TRIBUNNEWS,COM, JAKARTA - Mahkamah Agung (MA) akhirnya mengabulkan permohonan pengajuan kembali yang diajukan terpidana mati Yusman Telaumbanua.
Kordinator Komisi Untuk Orang Hilang dan Korban Tindak Kekerasan (Kontras), Yati Andriyani, menyebut hal itu merupakan bukti bahwa vonis mati harus dihapuskan.
Dalam konfrensi pers di sebuah restoran di kawasan Cikini, Jakarta Pusat, Miggu (26/2/2017), Yati Andriyani mengatakan MA akhirnya mengabulkan permohonan PK Yusman Telaumbanua karena proses hukum yang tidak patut.
Baca: Australia Didesak Pimpin Penghapusan Hukuman Mati di Dunia
MA mengakui bahwa saat peristiwa tersebut terjadi pada 2012 lalu, terpidana belum berstatus dewasa.
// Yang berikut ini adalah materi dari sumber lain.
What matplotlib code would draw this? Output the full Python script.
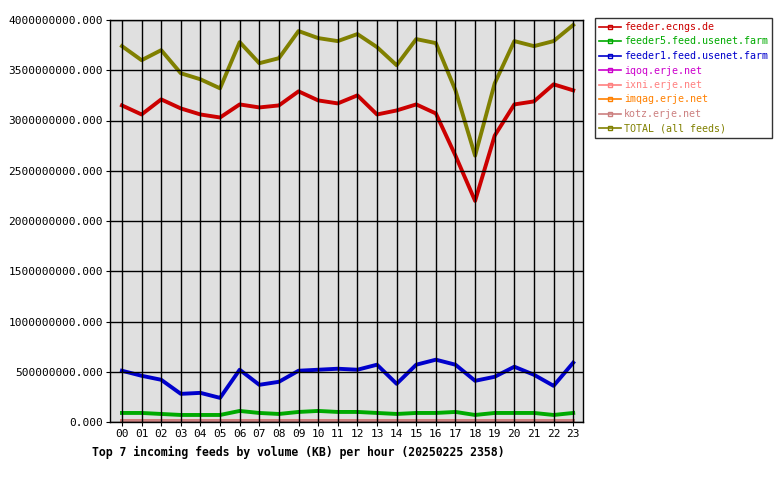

"Yang bersangkutan Yusman adalah anak di bawah umur. Proses peradilan terjadi dengan pembuktian yang tidak valid, dan proses dilalui dengan berbagai penyiksaan," ujarnya.
Karena proses yang tidak patut itu, Yusman Telaumbantua alias Ucok, harus mengakui bahwa ia lahir pada tahun 1993 atau sudah berstatus dewasa pada saat peristiwa pembunuhan terjadi.
Padahal tidak ada satupun dokumen yang membuktikan bahwa Ucok kelahiran 1993.
Yati Andriyani menganggap Ucok sebagai salah seorang yang beruntung, karena kasusnya terjadi di Gunungsitoli, Nias, Sumatera Utara, bisa ditangani oleh Kontras, sehingga Ucok bisa mendapatkan bantuan hukum yang patut dan kasusnya bisa terendus media.
Kordinator Kontras mengatakan selain Ucok mendapatkan kekerasan selama penyiksaan, bantuan hukum yang diterimanya juga tidak patut.
Ia menuturkan yang mengajukan permohonan hukuman mati atas Ucok justri dari pihak pengacara, yang dihadirkan untuk Ucok oleh negara.
"Kita tidak bisa membayangkan kalau ada kasus serupa di tempat lain, di pedelaman juga, (terpidananya) tidak melek hukum, tidak mendapatkan batuan hukum yang layak, jauh dari pusta, sehingga tidak bisa direspon dengan cepat oleh media," ujarnya.
Atas PK yang diajukan oleh Yusman, hukuman untuknya berubah dari hukuman mati menjadi hukuman 4 tahun 6 bulan.
PK tersebut merupakan bukti bahwa proses hukum yang terjadi selama ini terhadap Ucok tidak begitu layak.
Kasus Ucok menurutnya adalah bukti bahwa proses persidangan di Indonesia masih belum berjalan sempurna.
Oleh karena itu sangat disayangkan bila proses hukum seperti itu, harus dijalani oleh seseorang yang akhirnya dijatuhi hukuman mati. Kontras mengimbau pemerintah harus menghapuskan hukuman mati dari Indonesia.
"Kami meminta pemerintah untuk menghapuskan hukuman mati," katanya.